Comme l’autisme rend difficile la gestion des moments de transition et s’accompagne souvent d’une plus grande sensibilité sensorielle, des expériences comme la puberté, la grossesse, la maternité et la ménopause sont souvent des défis encore plus grands pour les femmes autistes que pour les autres.  

Une réalité dont Valérie Jessica – pour qui les menstruations sont encore un cauchemar – aimerait qu’on parle plus. L’arrivée de son premier enfant, après un accouchement traumatisant, s’accompagne pour elle de souvenirs douloureux, alors qu’elle n’avait pas encore reçu son diagnostic.  

Pour aider le bébé au développement, à la stimulation intellectuelle, ça allait extrêmement bien, mais tout ce qui était physique et affectif, je n’y arrivais pas. Quand j’ai demandé de l’aide, j’ai vite senti qu’on voulait me surveiller plutôt que de m’accompagner. J’avais très peur qu’on envoie la DPJ chez moi.  

Valérie Jessica Laporte

Elle déplore qu’encore aujourd’hui, les femmes, et tout particulièrement les femmes autistes, soient moins prises au sérieux par les médecins que les hommes. «On passe pour capricieuses, hystériques, quand on exprime de l’inconfort. On va dire “celle-là, c’est une princesse”, alors qu’on ne dirait pas ça d’un homme.» 

De plus, les femmes autistes sont plus susceptibles d’être victimes d’abus physiques et sexuels, note Isabelle Hénault, les intentions des autres étant parfois plus dures à décrypter pour elles.

Les choses changent?  

Alors qu’on estimait il y a une décennie qu’il y avait environ une femme autiste pour cinq hommes autistes, on considère aujourd’hui que le ratio est de une pour deux.  

Pour la directrice générale de la Fédération québécoise de l’autisme, Lili Plourde, s’il y a moins de diagnostics chez les femmes, c’est aussi parce que «pour un adulte, il n’existe aucun endroit au public où avoir une évaluation au Québec». Homme ou femme, un adulte aura beaucoup de mal à obtenir un diagnostic, à moins de se tourner vers le privé, ce qui n’est pas à la portée de tous, souligne-t-elle.   

«Certains sont capables de faire des recherches, d’aller chercher un diagnostic pour mieux se comprendre.

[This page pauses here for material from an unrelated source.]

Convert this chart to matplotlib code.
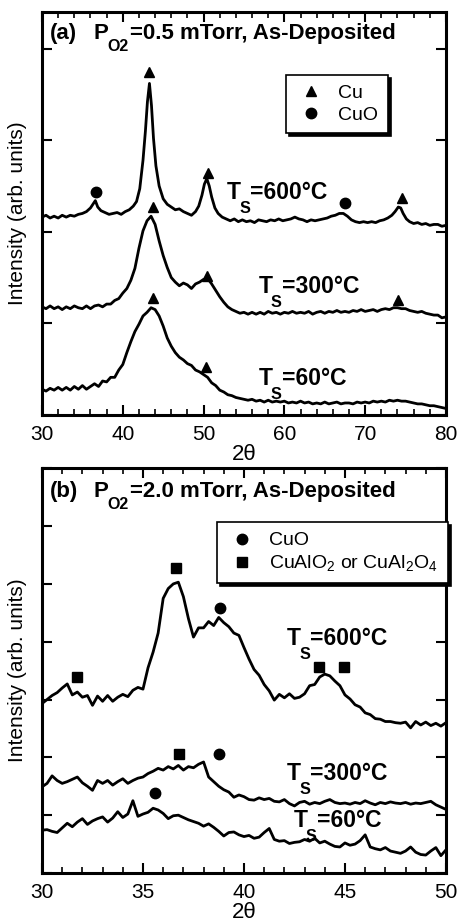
import matplotlib
matplotlib.use('Agg')
import matplotlib.pyplot as plt
from matplotlib.lines import Line2D
from matplotlib.ticker import MultipleLocator

plt.rcParams['font.family'] = ['Liberation Sans', 'DejaVu Sans']
plt.rcParams['mathtext.fontset'] = 'custom'
plt.rcParams['mathtext.rm'] = 'Liberation Sans'
plt.rcParams['mathtext.bf'] = 'Liberation Sans:bold'
plt.rcParams['mathtext.it'] = 'Liberation Sans:italic'

# ---- panel (a): P_O2 = 0.5 mTorr, 2theta 30-80 ----
xa_600 = [30, 30.5, 31, 31.5, 32, 32.5, 33, 33.5, 34, 34.5, 35, 35.5, 36, 36.3, 36.6, 36.9,
          37.3, 37.8, 38.3, 38.8, 39.3, 39.8, 40.3, 40.8, 41.3, 41.7, 42.1, 42.5, 42.8, 43.05,
          43.3, 43.55, 43.8, 44.1, 44.5, 45, 45.5, 46, 46.5, 47, 47.5, 48, 48.5, 49, 49.4, 49.8,
          50.1, 50.4, 50.7, 51, 51.4, 51.8, 52.3, 52.8, 53.3, 53.8, 54.3, 54.8, 55.3, 55.8, 56.3,
          56.8, 57.3, 57.8, 58.3, 58.8, 59.3, 59.8, 60.3, 60.8, 61.3, 61.8, 62.3, 62.8, 63.3, 63.8,
          64.3, 64.8, 65.3, 65.8, 66.3, 66.8, 67.3, 67.8, 68.3, 68.8, 69.3, 69.8, 70.3, 70.8, 71.3,
          71.8, 72.3, 72.8, 73.3, 73.7, 74.1, 74.4, 74.7, 75.1, 75.5, 76, 76.5, 77, 77.5, 78, 78.5,
          79, 79.5, 80]
ya_600 = [2.16, 2.18, 2.15, 2.17, 2.15, 2.18, 2.16, 2.18, 2.17, 2.19, 2.20, 2.22, 2.26, 2.30, 2.34, 2.27,
          2.23, 2.21, 2.19, 2.20, 2.21, 2.19, 2.22, 2.24, 2.28, 2.33, 2.47, 2.78, 3.10, 3.42,
          3.62, 3.38, 3.02, 2.72, 2.50, 2.36, 2.30, 2.27, 2.24, 2.25, 2.22, 2.20, 2.18, 2.22, 2.28, 2.40,
          2.52, 2.58, 2.50, 2.38, 2.26, 2.20, 2.16, 2.14, 2.12, 2.14, 2.11, 2.13, 2.11, 2.12, 2.10,
          2.13, 2.12, 2.11, 2.13, 2.12, 2.14, 2.12, 2.13, 2.14, 2.16, 2.14, 2.13, 2.11, 2.13, 2.12,
          2.13, 2.14, 2.15, 2.17, 2.18, 2.20, 2.20, 2.17, 2.13, 2.11, 2.10, 2.11, 2.10, 2.11, 2.10,
          2.12, 2.13, 2.15, 2.18, 2.22, 2.27, 2.26, 2.20, 2.14, 2.11, 2.09, 2.10, 2.08, 2.09, 2.07, 2.08,
          2.08, 2.06, 2.07]

xa = [30, 30.5, 31, 31.5, 32, 32.5, 33, 33.5, 34, 34.5, 35, 35.5, 36, 36.5, 37, 37.5, 38, 38.5,
      39, 39.5, 40, 40.5, 41, 41.5, 42, 42.5, 43, 43.5, 44, 44.5, 45, 45.5, 46, 46.5, 47, 47.5,
      48, 48.5, 49, 49.5, 50, 50.5, 51, 51.5, 52, 52.5, 53, 53.5, 54, 54.5, 55, 55.5, 56, 56.5,
      57, 57.5, 58, 58.5, 59, 59.5, 60, 60.5, 61, 61.5, 62, 62.5, 63, 63.5, 64, 64.5, 65, 65.5,
      66, 66.5, 67, 67.5, 68, 68.5, 69, 69.5, 70, 70.5, 71, 71.5, 72, 72.5, 73, 73.5, 74, 74.5,
      75, 75.5, 76, 76.5, 77, 77.5, 78, 78.5, 79, 79.5, 80]
ya_300 = [1.18, 1.16, 1.19, 1.16, 1.18, 1.15, 1.18, 1.16, 1.19, 1.17, 1.16, 1.19, 1.16, 1.19, 1.20, 1.18, 1.21, 1.21,
          1.25, 1.27, 1.33, 1.38, 1.47, 1.60, 1.82, 2.01, 2.12, 2.17, 2.08, 1.90, 1.74, 1.61, 1.50, 1.45, 1.41, 1.44,
          1.42, 1.38, 1.43, 1.45, 1.48, 1.49, 1.43, 1.36, 1.29, 1.23, 1.18, 1.15, 1.13, 1.11, 1.12, 1.10, 1.12, 1.10,
          1.12, 1.10, 1.13, 1.11, 1.12, 1.10, 1.12, 1.11, 1.13, 1.11, 1.12, 1.11, 1.13, 1.10, 1.12, 1.13, 1.11, 1.13,
          1.12, 1.14, 1.12, 1.13, 1.12, 1.14, 1.13, 1.15, 1.13, 1.14, 1.15, 1.13, 1.15, 1.16, 1.15, 1.17, 1.17, 1.16,
          1.16, 1.14, 1.13, 1.12, 1.13, 1.11, 1.10, 1.09, 1.09, 1.06, 1.07]
ya_60 = [0.28, 0.26, 0.29, 0.27, 0.30, 0.27, 0.30, 0.27, 0.31, 0.28, 0.32, 0.28, 0.31, 0.34, 0.31, 0.37, 0.36, 0.41,
         0.41, 0.49, 0.55, 0.68, 0.80, 0.91, 0.99, 1.08, 1.12, 1.17, 1.15, 1.08, 0.97, 0.84, 0.75, 0.68, 0.63, 0.60,
         0.56, 0.54, 0.49, 0.47, 0.44, 0.41, 0.35, 0.32, 0.27, 0.25, 0.22, 0.21, 0.19, 0.18, 0.17, 0.16, 0.17, 0.15,
         0.16, 0.14, 0.16, 0.14, 0.15, 0.14, 0.15, 0.13, 0.14, 0.13, 0.15, 0.13, 0.14, 0.12, 0.13, 0.12, 0.14, 0.12,
         0.13, 0.14, 0.12, 0.13, 0.13, 0.12, 0.14, 0.13, 0.14, 0.13, 0.15, 0.14, 0.15, 0.14, 0.16, 0.15, 0.16, 0.15,
         0.15, 0.14, 0.13, 0.12, 0.12, 0.11, 0.10, 0.10, 0.09, 0.08, 0.07]

cu_x = [43.3, 50.6, 74.5, 43.7, 50.4, 74.1, 43.8, 50.3]
cu_y = [3.75, 2.64, 2.37, 2.27, 1.52, 1.26, 1.28, 0.52]
cuo_a_x = [36.7, 67.5]
cuo_a_y = [2.43, 2.31]

# ---- panel (b): P_O2 = 2.0 mTorr, 2theta 30-50 ----
xb = [30.0, 30.25, 30.5, 30.75, 31.0, 31.25, 31.5, 31.75, 32.0, 32.25, 32.5, 32.75, 33.0, 33.25,
      33.5, 33.75, 34.0, 34.25, 34.5, 34.75, 35.0, 35.25, 35.5, 35.75, 36.0, 36.25, 36.5, 36.75,
      37.0, 37.25, 37.5, 37.75, 38.0, 38.25, 38.5, 38.75, 39.0, 39.25, 39.5, 39.75, 40.0, 40.25,
      40.5, 40.75, 41.0, 41.25, 41.5, 41.75, 42.0, 42.25, 42.5, 42.75, 43.0, 43.25, 43.5, 43.75,
      44.0, 44.25, 44.5, 44.75, 45.0, 45.25, 45.5, 45.75, 46.0, 46.25, 46.5, 46.75, 47.0, 47.25,
      47.5, 47.75, 48.0, 48.25, 48.5, 48.75, 49.0, 49.25, 49.5, 49.75, 50.0]
yb_600 = [2.93, 3.00, 3.07, 3.12, 3.20, 3.27, 3.08, 3.13, 3.04, 3.07, 2.90, 3.06, 2.97, 3.07,
          2.97, 3.04, 3.09, 3.05, 3.16, 3.21, 3.18, 3.55, 3.82, 4.15, 4.75, 4.92, 5.00, 5.03,
          4.78, 4.40, 4.08, 4.24, 4.24, 4.35, 4.28, 4.42, 4.33, 4.26, 4.15, 4.11, 3.90, 3.70,
          3.52, 3.42, 3.26, 3.15, 2.99, 3.09, 3.03, 3.10, 3.02, 3.04, 3.10, 3.24, 3.26, 3.39,
          3.44, 3.41, 3.32, 3.24, 3.08, 3.01, 2.91, 2.87, 2.77, 2.74, 2.67, 2.66, 2.62, 2.62,
          2.60, 2.59, 2.61, 2.51, 2.62, 2.56, 2.61, 2.55, 2.59, 2.54, 2.60]
yb_300 = [1.49, 1.55, 1.68, 1.60, 1.55, 1.58, 1.62, 1.66, 1.56, 1.50, 1.43, 1.60, 1.55, 1.60,
          1.52, 1.58, 1.63, 1.55, 1.60, 1.64, 1.66, 1.72, 1.76, 1.81, 1.78, 1.84, 1.80, 1.86,
          1.78, 1.84, 1.82, 1.88, 1.92, 1.66, 1.58, 1.50, 1.44, 1.40, 1.31, 1.35, 1.32, 1.27,
          1.26, 1.30, 1.27, 1.29, 1.24, 1.23, 1.27, 1.20, 1.16, 1.22, 1.24, 1.19, 1.22, 1.20,
          1.24, 1.27, 1.22, 1.20, 1.21, 1.19, 1.22, 1.20, 1.25, 1.21, 1.18, 1.22, 1.20, 1.23,
          1.21, 1.20, 1.22, 1.19, 1.21, 1.20, 1.22, 1.24, 1.18, 1.14, 1.10]
yb_60 = [0.74, 0.75, 0.72, 0.70, 0.78, 0.86, 0.80, 0.88, 0.94, 0.84, 0.90, 0.94, 0.97, 0.88,
         0.95, 1.06, 0.96, 1.02, 1.25, 0.98, 1.02, 1.05, 1.12, 1.09, 1.03, 0.94, 0.99, 1.00,
         0.96, 0.92, 0.89, 0.86, 0.81, 0.85, 0.79, 0.72, 0.64, 0.70, 0.71, 0.66, 0.63, 0.65,
         0.60, 0.62, 0.70, 0.77, 0.58, 0.55, 0.56, 0.51, 0.53, 0.54, 0.58, 0.55, 0.60, 0.52,
         0.55, 0.50, 0.46, 0.45, 0.52, 0.48, 0.50, 0.56, 0.66, 0.45, 0.42, 0.40, 0.44, 0.38,
         0.36, 0.34, 0.38, 0.45, 0.36, 0.32, 0.31, 0.38, 0.44, 0.30, 0.40]

sq_x = [31.73, 36.63, 43.73, 44.93, 36.77]
sq_y = [3.39, 5.27, 3.56, 3.56, 2.05]
cuo_b_x = [38.83, 38.75, 35.61]
cuo_b_y = [4.58, 2.05, 1.38]

temps = ['600', '300', '60']
lab_a_x = [52.86, 56.77, 56.77]
lab_a_y = [2.36, 1.33, 0.33]
lab_b_x = [42.11, 42.11, 42.44]
lab_b_y = [3.94, 1.61, 0.79]


def style_axes(ax, xmin, xmax, xmaj, xmin_step, ymax, ymaj):
    ax.set_xlim(xmin, xmax)
    ax.set_ylim(0, ymax)
    ax.xaxis.set_major_locator(MultipleLocator(xmaj))
    ax.xaxis.set_minor_locator(MultipleLocator(xmin_step))
    ax.yaxis.set_major_locator(MultipleLocator(ymaj))
    ax.set_yticklabels([])
    ax.tick_params(which='both', direction='in', top=True, right=True, labelsize=15)
    ax.tick_params(which='major', length=7, width=1.5)
    ax.tick_params(which='minor', length=4, width=1.2)
    ax.tick_params(axis='x', pad=7)
    for s in ax.spines.values():
        s.set_linewidth(2.2)
    ax.set_xlabel('2θ', fontsize=16, labelpad=0)
    ax.set_ylabel('Intensity (arb. units)', fontsize=15, labelpad=7)


def pieces(ax, xy, coords, parts):
    # text put together from pieces so the big, low subscripts sit like the original
    for txt, dx, dy, size in parts:
        ax.annotate(txt, xy=xy, xycoords=coords, xytext=(dx, dy),
                    textcoords='offset pixels', fontsize=size, fontweight='bold',
                    ha='left', va='baseline')


def ts_label(ax, x, y, t):
    pieces(ax, (x, y), 'data', [('T', 0, 0, 16.5), ('S', 12.6, -14, 11.7),
                                ('=' + t + '°C', 23.3, 0, 16.5)])


def title(ax, y, tag, p):
    pieces(ax, (0.0198, y), 'axes fraction',
           [(tag, 0, 0, 16), ('P', 44, 0, 16), ('O2', 57, -12, 11.5),
            ('=' + p + ' mTorr, As-Deposited', 80, 0, 16)])


fig = plt.figure(figsize=(4.58, 9.24), dpi=100)
ax1 = fig.add_axes([0.0917, 0.551, 0.882, 0.436])
ax2 = fig.add_axes([0.0917, 0.0552, 0.882, 0.438])

lw = 2.0
ax1.plot(xa_600, ya_600, color='k', lw=lw)
ax1.plot(xa, ya_300, color='k', lw=lw)
ax1.plot(xa, ya_60, color='k', lw=lw)
ax1.plot(cu_x, cu_y, '^', color='k', ms=7, ls='none')
ax1.plot(cuo_a_x, cuo_a_y, 'o', color='k', ms=7.5, ls='none')
style_axes(ax1, 30, 80, 10, 2, 4.4, 1)

title(ax1, 0.934, '(a)', '0.5')
for x, y, t in zip(lab_a_x, lab_a_y, temps):
    ts_label(ax1, x, y, t)

h_a = [Line2D([], [], marker='^', color='k', ls='none', ms=7),
       Line2D([], [], marker='o', color='k', ls='none', ms=7.5)]
leg = ax1.legend(h_a, ['Cu', 'CuO'], loc='upper left', bbox_to_anchor=(0.604, 0.844),
                 fontsize=14, frameon=True, fancybox=False, edgecolor='k',
                 shadow={'color': 'k', 'alpha': 1}, borderpad=0.5, labelspacing=0.2,
                 handletextpad=0.6, handlelength=1.6, borderaxespad=0)
leg.get_frame().set_linewidth(1.2)

ax2.plot(xb, yb_600, color='k', lw=lw)
ax2.plot(xb, yb_300, color='k', lw=lw)
ax2.plot(xb, yb_60, color='k', lw=lw)
ax2.plot(sq_x, sq_y, 's', color='k', ms=7.5, ls='none')
ax2.plot(cuo_b_x, cuo_b_y, 'o', color='k', ms=7.5, ls='none')
style_axes(ax2, 30, 50, 5, 1, 7, 1)

title(ax2, 0.928, '(b)', '2.0')
for x, y, t in zip(lab_b_x, lab_b_y, temps):
    ts_label(ax2, x, y, t)

h_b = [Line2D([], [], marker='o', color='k', ls='none', ms=7.5),
       Line2D([], [], marker='s', color='k', ls='none', ms=7.5)]
leg2 = ax2.legend(h_b, ['CuO', r'CuAlO$_2$ or CuAl$_2$O$_4$'], loc='upper left',
                  bbox_to_anchor=(0.433, 0.867), fontsize=14, frameon=True, fancybox=False,
                  edgecolor='k', shadow={'color': 'k', 'alpha': 1}, borderpad=0.5,
                  labelspacing=0.2, handletextpad=0.6, handlelength=1.6, borderaxespad=0)
leg2.get_frame().set_linewidth(1.2)

fig.savefig('out.png', dpi=100)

Mais d’autres, qui vivent déjà de grandes difficultés, n’arrivent pas à avoir un emploi ou une relation et sont en souffrance; ils n’arrivent pas à obtenir un accompagnement», déplore Mme Plourde, qui dénonce un manque de volonté politique.  

Si beaucoup de femmes reçoivent encore un diagnostic après l’âge de 30 ans, observe-t-on tout de même un progrès? L’autisme est-il aujourd’hui repéré plus tôt chez les filles? Oui, répond Isabelle Hénault.  

«On fait beaucoup de formation dans les écoles, dans les CRDI [centres de réadaptation en déficience intellectuelle et en troubles envahissants du développement], on forme les professionnels de la santé et de l’éducation à reconnaître les profils féminins.» Si beaucoup reste à faire, «les jeunes filles et les adolescentes autistes sont de mieux en mieux diagnostiquées», se réjouit-elle.